The Intercept published a lengthy report examining the plastics industry and recycling efforts. The article, “Waste Only: How the Plastics Industry Is Fighting to Keep Polluting the World,” accused virgin plastics producers of contributing to plastics pollution.

The report also described plastics recycling as “pretty much already dead,” despite virgin plastics producers’ efforts to promote recycling as a way of avoiding “meaningful efforts to reduce plastic waste.”

The more than 9,000-word article was cited by Udall in describing the need for his upcoming bill. The article has been widely shared on social media, frequently as an example of recycling being shown to be a failed effort.

Then, last week, environmental advocacy group Greenpeace announced that Coca-Cola and PepsiCo recently left the Plastics Industry Association.
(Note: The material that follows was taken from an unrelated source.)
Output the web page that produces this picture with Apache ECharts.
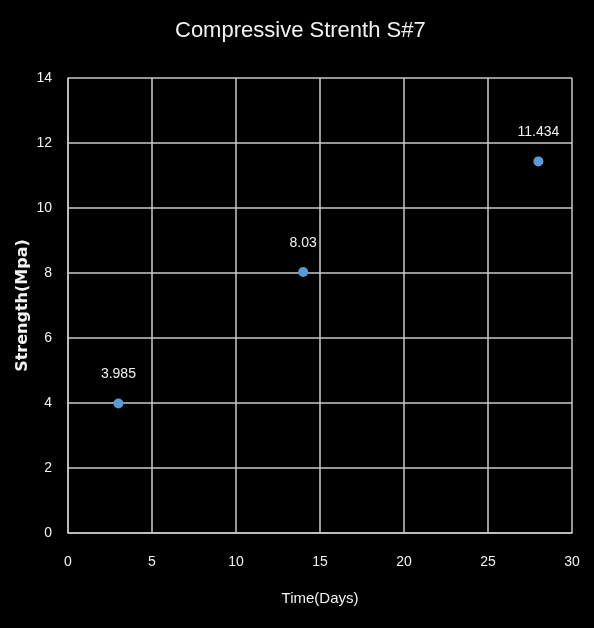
<!DOCTYPE html>
<html>
<head>
<meta charset="utf-8">
<script src="https://cdn.jsdelivr.net/npm/echarts@6/dist/echarts.min.js"></script>
<style>
html,body{margin:0;padding:0;background:#000;}
#chart{width:594px;height:628px;}
</style>
</head>
<body>
<div id="chart"></div>
<script>
// Compressive strength test results
const days = [3, 14, 28];
const strength = [3.985, 8.03, 11.434];
const xTicks = [0, 5, 10, 15, 20, 25, 30];
const yTicks = [0, 2, 4, 6, 8, 10, 12, 14];

const font = '"Liberation Sans", sans-serif';
const chart = echarts.init(document.getElementById('chart'));
chart.setOption({
  backgroundColor: '#000',
  animation: false,
  title: {
    text: 'Compressive Strenth S#7',
    left: 170,
    top: 15,
    textStyle: { color: '#f2f2f2', fontFamily: font, fontSize: 22, fontWeight: 'normal' }
  },
  grid: { left: 68, right: 22, top: 78, bottom: 95, outerBoundsMode: 'none' },
  xAxis: {
    type: 'value',
    min: xTicks[0], max: xTicks[xTicks.length - 1], interval: 5,
    name: 'Time(Days)', nameLocation: 'middle', nameGap: 58,
    nameTextStyle: { color: '#f2f2f2', fontFamily: font, fontSize: 15 },
    axisLine: { show: true, lineStyle: { color: '#c8c8c8', width: 1.5 } },
    axisTick: { show: false },
    axisLabel: { color: '#f2f2f2', fontFamily: font, fontSize: 14, margin: 22 },
    splitLine: { show: true, lineStyle: { color: '#c8c8c8', width: 1.5 } }
  },
  yAxis: {
    type: 'value',
    min: yTicks[0], max: yTicks[yTicks.length - 1], interval: 2,
    name: 'Strength(Mpa)', nameLocation: 'middle', nameGap: 37,
    nameMoveOverlap: false,
    nameTextStyle: { color: '#f2f2f2', fontFamily: '"DejaVu Sans", sans-serif', fontSize: 16, fontWeight: 'bold' },
    axisLine: { show: true, lineStyle: { color: '#c8c8c8', width: 1.5 } },
    axisTick: { show: false },
    axisLabel: { color: '#f2f2f2', fontFamily: font, fontSize: 14, margin: 16 },
    splitLine: { show: true, lineStyle: { color: '#c8c8c8', width: 1.5 } }
  },
  series: [{
    type: 'scatter',
    data: days.map((d, i) => [d, strength[i]]),
    symbolSize: 10,
    itemStyle: { color: '#5b9bd5', opacity: 1 },
    label: {
      show: true, position: 'top', distance: 17,
      formatter: p => String(p.value[1]),
      color: '#f2f2f2', fontFamily: font, fontSize: 14
    }
  }]
});
</script>
</body>
</html>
A Coca-Cola spokesperson told Plastics News the beverage distributor “withdrew earlier this year as a result of positions the organization was taking that were not fully consistent with our commitments and goals.”

This development was picked up in a handful of mainstream media outlets, including CNBC, CNN and Newsweek.

In a statement to Plastics Recycling Update, the Plastics Industry Association said it is aware of the activist campaign to pressure some association members to leave the organization.

“This is unfortunate – consumer brands are integral to making sustainability commitments into realities, by working with their suppliers to make lasting change,” said Patty Long, interim president and CEO of the association. “For example, our members work together to align their efforts to put recycling and sustainability at the forefront of their businesses.”

She said the Plastics Industry Association invites Greenpeace to “help implement meaningful and sustainable advances to improve our environment, such as modernizing and expanding recycling infrastructure.”

A version of this story appeared in Resource Recycling on July 30.